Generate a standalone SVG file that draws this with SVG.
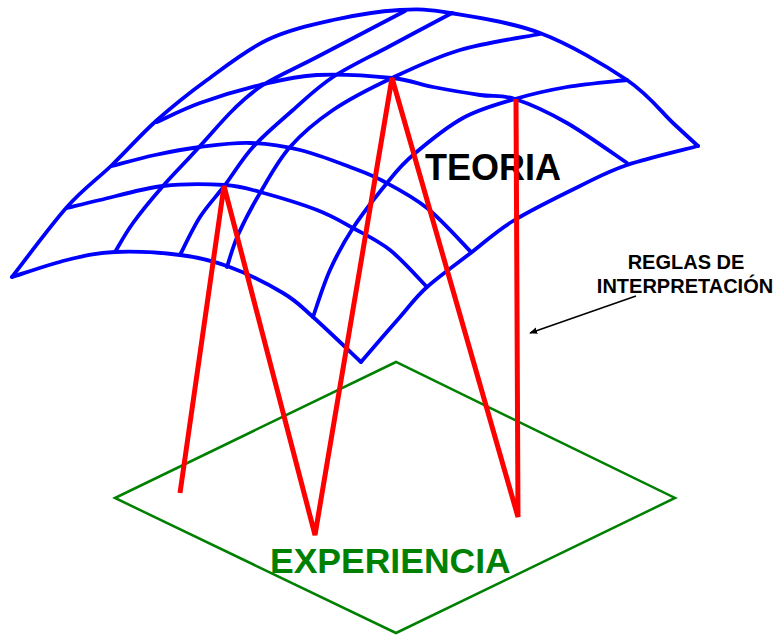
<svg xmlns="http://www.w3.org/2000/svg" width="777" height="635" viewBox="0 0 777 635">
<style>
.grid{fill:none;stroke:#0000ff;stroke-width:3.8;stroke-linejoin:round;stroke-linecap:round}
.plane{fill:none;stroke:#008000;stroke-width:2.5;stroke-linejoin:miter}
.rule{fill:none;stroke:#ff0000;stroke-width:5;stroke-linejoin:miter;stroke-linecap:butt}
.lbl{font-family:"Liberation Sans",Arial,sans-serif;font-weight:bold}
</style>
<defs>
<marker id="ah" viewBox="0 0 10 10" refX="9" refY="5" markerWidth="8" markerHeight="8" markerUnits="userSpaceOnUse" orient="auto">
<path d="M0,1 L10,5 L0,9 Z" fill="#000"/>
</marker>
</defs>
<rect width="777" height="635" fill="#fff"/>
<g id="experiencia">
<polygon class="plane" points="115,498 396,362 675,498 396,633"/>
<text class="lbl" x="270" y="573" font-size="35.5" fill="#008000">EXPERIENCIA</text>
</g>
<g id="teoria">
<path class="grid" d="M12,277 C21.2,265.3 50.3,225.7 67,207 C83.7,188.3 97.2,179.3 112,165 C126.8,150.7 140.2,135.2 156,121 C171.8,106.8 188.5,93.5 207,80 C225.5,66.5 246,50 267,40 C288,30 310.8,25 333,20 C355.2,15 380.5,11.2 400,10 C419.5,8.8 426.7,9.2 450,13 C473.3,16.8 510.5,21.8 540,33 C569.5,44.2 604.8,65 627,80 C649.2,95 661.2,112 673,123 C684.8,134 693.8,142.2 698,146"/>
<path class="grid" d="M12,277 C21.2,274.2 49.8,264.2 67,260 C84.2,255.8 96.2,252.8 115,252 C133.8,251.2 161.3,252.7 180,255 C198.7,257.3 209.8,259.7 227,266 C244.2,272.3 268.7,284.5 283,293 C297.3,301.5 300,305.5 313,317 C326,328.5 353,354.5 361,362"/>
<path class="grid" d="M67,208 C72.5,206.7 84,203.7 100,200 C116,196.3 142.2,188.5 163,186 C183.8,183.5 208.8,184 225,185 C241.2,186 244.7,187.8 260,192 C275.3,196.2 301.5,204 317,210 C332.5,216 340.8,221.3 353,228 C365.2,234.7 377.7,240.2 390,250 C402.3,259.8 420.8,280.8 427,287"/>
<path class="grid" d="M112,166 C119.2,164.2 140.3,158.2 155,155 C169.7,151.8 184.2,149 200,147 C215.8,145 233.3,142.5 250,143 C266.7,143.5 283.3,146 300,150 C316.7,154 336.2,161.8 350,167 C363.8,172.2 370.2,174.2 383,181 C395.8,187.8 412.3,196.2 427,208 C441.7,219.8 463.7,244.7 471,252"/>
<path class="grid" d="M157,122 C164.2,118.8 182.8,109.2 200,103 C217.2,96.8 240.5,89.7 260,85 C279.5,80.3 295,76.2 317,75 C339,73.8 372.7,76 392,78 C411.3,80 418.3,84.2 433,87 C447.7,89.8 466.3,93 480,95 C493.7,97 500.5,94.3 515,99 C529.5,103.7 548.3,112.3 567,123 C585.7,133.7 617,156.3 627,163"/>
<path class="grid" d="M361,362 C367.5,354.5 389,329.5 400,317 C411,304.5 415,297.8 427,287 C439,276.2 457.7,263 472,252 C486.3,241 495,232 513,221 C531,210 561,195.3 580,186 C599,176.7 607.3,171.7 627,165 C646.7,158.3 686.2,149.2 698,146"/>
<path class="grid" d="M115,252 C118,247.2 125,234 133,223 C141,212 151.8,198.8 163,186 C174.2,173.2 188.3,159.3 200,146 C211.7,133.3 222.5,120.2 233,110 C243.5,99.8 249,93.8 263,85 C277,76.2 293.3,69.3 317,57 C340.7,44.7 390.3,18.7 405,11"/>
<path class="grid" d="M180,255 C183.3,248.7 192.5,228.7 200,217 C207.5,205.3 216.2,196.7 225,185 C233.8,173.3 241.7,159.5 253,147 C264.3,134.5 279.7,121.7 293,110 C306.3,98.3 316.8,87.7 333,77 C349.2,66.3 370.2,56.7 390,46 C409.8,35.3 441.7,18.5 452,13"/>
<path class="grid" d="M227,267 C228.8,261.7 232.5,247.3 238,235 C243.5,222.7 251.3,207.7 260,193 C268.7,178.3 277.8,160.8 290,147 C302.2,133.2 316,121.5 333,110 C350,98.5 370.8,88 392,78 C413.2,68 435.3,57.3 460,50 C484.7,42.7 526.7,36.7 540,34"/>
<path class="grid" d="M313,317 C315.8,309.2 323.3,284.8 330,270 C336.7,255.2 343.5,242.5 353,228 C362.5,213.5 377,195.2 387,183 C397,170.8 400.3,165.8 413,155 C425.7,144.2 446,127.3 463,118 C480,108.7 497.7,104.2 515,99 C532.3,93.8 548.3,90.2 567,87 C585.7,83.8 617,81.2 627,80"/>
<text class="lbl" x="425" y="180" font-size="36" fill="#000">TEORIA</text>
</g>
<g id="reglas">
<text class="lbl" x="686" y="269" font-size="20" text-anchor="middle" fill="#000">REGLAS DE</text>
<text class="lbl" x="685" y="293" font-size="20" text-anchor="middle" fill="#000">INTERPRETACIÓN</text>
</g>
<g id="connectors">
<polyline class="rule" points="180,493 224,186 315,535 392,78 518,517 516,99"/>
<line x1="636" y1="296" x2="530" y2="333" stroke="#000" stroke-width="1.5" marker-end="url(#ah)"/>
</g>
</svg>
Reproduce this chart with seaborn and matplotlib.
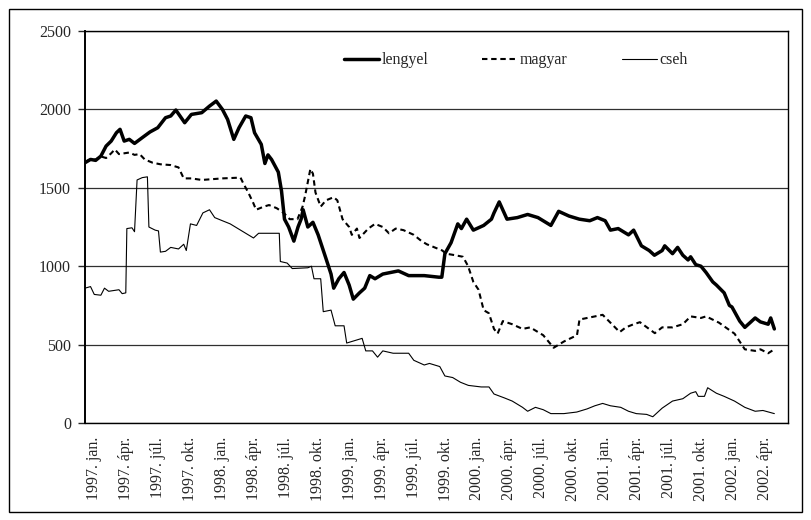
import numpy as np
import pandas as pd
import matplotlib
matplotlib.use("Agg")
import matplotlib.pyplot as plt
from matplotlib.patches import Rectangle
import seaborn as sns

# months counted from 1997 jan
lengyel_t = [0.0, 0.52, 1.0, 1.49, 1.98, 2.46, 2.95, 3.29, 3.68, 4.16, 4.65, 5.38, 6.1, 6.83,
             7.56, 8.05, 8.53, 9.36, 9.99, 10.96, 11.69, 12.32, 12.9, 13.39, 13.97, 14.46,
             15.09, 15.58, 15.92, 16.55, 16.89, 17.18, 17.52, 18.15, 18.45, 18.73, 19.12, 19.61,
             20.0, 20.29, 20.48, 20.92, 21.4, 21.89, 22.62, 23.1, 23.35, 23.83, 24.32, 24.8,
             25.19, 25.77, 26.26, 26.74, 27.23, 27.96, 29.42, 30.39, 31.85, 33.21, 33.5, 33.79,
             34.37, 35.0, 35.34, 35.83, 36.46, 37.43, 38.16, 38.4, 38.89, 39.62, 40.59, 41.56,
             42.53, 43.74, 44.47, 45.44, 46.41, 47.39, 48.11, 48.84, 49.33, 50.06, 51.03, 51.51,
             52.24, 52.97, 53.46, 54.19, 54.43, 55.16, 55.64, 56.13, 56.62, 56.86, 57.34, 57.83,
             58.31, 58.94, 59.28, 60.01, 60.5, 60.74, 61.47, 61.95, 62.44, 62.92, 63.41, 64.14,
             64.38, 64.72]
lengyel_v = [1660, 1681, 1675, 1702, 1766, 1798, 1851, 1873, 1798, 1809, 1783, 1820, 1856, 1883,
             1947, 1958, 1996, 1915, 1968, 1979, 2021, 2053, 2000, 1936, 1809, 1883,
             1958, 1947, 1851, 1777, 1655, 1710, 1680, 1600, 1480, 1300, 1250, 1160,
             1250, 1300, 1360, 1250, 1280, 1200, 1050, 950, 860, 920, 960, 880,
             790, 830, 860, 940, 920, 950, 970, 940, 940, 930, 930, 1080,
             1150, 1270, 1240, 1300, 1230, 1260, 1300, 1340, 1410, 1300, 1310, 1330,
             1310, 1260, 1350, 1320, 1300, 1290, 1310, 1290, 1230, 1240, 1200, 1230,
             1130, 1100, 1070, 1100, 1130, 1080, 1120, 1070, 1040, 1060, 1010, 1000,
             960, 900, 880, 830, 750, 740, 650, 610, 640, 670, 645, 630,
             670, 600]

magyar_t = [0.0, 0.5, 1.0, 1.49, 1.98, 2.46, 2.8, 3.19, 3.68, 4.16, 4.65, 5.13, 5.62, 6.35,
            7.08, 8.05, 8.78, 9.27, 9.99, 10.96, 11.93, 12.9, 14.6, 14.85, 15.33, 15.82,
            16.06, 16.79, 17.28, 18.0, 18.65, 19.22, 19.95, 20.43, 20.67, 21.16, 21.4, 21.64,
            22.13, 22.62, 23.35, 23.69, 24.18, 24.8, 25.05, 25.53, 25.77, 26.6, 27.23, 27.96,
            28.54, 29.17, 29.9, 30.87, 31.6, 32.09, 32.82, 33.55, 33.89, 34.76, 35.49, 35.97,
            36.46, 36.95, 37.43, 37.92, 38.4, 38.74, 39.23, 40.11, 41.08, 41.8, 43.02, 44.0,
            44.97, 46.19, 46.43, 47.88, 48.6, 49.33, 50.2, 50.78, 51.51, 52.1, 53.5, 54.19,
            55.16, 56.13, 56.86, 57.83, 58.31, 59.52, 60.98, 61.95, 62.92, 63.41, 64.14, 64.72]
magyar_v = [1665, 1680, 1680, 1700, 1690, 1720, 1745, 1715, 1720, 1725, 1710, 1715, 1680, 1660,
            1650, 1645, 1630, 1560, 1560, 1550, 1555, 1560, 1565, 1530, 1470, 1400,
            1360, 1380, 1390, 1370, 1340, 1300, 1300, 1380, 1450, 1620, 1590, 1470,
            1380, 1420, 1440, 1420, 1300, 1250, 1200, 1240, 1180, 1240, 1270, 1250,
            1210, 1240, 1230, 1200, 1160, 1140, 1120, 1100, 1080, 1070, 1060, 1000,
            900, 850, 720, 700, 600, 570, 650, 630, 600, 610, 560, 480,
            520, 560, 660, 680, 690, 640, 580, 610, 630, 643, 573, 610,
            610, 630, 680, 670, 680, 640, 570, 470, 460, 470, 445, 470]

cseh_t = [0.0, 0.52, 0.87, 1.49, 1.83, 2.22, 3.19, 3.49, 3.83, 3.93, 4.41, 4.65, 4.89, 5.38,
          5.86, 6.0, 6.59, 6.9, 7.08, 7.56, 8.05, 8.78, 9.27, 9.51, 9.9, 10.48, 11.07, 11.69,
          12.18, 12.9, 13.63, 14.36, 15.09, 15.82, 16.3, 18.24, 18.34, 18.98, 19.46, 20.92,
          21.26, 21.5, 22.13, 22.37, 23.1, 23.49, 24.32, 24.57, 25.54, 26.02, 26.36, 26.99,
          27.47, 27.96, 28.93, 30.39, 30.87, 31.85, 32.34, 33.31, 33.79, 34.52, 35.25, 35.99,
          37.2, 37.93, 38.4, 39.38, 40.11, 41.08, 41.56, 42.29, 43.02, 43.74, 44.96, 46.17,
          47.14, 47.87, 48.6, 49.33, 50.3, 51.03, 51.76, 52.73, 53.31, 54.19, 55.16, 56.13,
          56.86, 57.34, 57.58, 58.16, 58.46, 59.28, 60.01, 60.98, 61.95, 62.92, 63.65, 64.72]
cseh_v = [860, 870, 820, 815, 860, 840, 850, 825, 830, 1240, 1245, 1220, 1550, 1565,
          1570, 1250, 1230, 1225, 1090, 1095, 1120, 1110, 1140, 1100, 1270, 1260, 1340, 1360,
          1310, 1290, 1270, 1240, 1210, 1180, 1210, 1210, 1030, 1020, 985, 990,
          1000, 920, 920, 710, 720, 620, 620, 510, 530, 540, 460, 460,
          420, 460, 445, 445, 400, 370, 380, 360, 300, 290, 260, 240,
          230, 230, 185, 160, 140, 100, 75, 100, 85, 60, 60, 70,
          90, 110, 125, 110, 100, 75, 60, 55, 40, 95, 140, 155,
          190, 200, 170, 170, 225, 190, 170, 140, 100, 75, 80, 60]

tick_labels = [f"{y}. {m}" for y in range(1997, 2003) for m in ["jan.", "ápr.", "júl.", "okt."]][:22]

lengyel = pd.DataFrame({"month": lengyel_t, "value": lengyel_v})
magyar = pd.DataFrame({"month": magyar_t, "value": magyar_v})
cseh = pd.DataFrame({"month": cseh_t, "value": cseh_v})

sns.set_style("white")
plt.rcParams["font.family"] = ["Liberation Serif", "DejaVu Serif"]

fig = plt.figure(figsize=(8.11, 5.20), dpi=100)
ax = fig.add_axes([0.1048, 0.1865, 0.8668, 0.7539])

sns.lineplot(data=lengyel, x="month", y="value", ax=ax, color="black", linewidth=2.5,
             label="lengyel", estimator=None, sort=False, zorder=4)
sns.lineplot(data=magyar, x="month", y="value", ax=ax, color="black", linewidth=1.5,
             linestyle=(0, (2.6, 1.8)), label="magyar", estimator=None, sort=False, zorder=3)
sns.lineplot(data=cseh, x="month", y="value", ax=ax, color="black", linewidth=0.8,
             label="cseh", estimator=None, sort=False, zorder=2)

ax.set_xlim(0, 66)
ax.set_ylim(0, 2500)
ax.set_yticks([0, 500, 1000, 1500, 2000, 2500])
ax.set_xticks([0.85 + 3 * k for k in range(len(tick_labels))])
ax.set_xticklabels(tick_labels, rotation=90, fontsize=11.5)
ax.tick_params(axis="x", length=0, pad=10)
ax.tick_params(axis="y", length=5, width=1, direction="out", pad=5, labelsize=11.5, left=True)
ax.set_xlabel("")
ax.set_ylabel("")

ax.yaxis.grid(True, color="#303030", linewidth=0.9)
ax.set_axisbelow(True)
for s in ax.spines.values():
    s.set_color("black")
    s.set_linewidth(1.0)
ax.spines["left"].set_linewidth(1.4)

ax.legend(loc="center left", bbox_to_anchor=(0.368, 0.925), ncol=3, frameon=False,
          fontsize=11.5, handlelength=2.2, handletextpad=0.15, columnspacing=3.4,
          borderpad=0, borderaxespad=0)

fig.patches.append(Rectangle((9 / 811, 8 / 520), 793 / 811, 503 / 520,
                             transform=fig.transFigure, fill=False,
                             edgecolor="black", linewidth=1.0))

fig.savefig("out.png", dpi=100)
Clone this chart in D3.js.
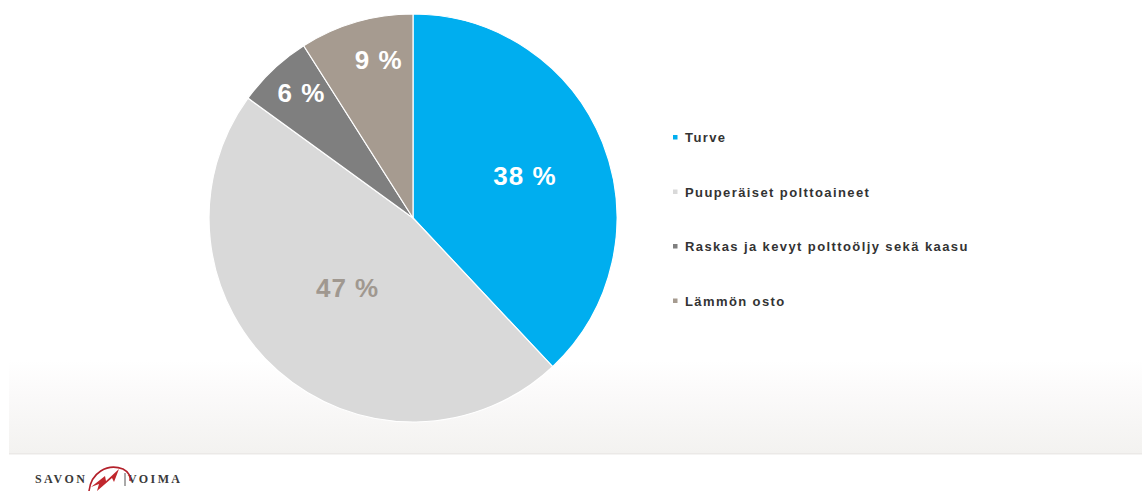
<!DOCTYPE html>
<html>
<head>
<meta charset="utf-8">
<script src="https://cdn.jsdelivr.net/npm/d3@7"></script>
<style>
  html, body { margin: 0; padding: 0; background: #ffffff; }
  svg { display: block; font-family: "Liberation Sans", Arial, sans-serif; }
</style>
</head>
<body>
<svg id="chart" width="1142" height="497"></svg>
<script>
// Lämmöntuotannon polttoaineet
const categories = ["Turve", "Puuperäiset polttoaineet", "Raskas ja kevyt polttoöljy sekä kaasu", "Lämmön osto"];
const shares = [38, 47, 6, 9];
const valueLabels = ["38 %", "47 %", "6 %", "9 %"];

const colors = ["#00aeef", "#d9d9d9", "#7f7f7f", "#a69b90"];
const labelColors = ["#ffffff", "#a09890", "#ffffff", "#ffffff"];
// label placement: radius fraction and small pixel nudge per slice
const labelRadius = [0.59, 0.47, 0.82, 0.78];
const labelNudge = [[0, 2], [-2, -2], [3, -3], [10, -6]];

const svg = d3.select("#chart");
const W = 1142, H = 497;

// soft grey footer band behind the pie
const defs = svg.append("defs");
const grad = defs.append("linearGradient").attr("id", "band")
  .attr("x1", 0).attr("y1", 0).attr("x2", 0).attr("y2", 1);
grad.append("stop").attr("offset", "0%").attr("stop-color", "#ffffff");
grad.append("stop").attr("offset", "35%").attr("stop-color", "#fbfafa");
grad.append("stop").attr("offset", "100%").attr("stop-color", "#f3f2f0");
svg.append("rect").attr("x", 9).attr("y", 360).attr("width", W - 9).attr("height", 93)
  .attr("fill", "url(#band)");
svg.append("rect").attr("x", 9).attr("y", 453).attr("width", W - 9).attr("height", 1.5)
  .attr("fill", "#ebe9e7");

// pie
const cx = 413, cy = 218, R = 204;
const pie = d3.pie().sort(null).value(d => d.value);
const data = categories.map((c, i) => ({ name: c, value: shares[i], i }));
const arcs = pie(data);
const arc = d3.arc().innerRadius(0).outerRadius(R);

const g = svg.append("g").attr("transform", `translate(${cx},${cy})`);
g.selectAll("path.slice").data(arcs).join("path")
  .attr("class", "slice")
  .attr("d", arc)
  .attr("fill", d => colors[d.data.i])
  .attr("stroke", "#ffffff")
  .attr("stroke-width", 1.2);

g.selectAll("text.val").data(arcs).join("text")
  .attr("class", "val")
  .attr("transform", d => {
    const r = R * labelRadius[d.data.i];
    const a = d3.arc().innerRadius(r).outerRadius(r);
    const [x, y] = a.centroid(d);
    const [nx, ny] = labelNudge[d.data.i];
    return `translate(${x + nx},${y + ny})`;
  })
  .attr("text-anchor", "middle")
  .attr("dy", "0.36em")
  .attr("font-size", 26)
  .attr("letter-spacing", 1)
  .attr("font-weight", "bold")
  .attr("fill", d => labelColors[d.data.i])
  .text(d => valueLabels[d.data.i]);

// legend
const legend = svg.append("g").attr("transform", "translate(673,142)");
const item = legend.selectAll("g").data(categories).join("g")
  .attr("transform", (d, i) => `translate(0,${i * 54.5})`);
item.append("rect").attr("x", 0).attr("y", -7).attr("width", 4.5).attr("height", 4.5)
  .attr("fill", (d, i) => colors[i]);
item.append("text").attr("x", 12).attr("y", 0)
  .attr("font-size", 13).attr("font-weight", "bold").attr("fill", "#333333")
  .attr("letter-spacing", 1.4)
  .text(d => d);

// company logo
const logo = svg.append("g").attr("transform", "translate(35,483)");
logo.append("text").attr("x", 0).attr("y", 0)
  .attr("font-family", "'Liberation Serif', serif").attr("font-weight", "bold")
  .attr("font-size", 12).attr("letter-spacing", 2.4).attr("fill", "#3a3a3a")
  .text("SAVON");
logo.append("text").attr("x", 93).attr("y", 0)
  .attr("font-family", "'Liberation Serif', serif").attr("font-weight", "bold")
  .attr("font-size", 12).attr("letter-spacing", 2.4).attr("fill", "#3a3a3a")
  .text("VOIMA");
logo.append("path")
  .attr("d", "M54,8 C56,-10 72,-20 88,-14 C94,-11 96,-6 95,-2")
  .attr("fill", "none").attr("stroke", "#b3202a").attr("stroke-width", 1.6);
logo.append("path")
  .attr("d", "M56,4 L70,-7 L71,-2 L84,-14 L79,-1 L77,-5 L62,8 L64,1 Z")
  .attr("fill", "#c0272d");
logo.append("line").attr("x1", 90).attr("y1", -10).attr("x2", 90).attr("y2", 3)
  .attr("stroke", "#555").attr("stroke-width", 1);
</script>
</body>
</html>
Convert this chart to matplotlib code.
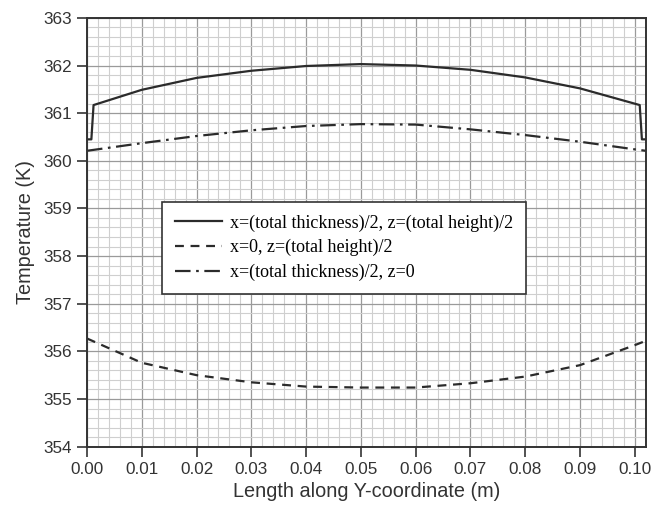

*PROBLEM TO SOLVE:* Write out each line of the data that holds the string "with".

*REPLY TO THE TASK:*
Generate a standalone SVG file that draws this with SVG.
Reproduce this chart with seaborn and matplotlib.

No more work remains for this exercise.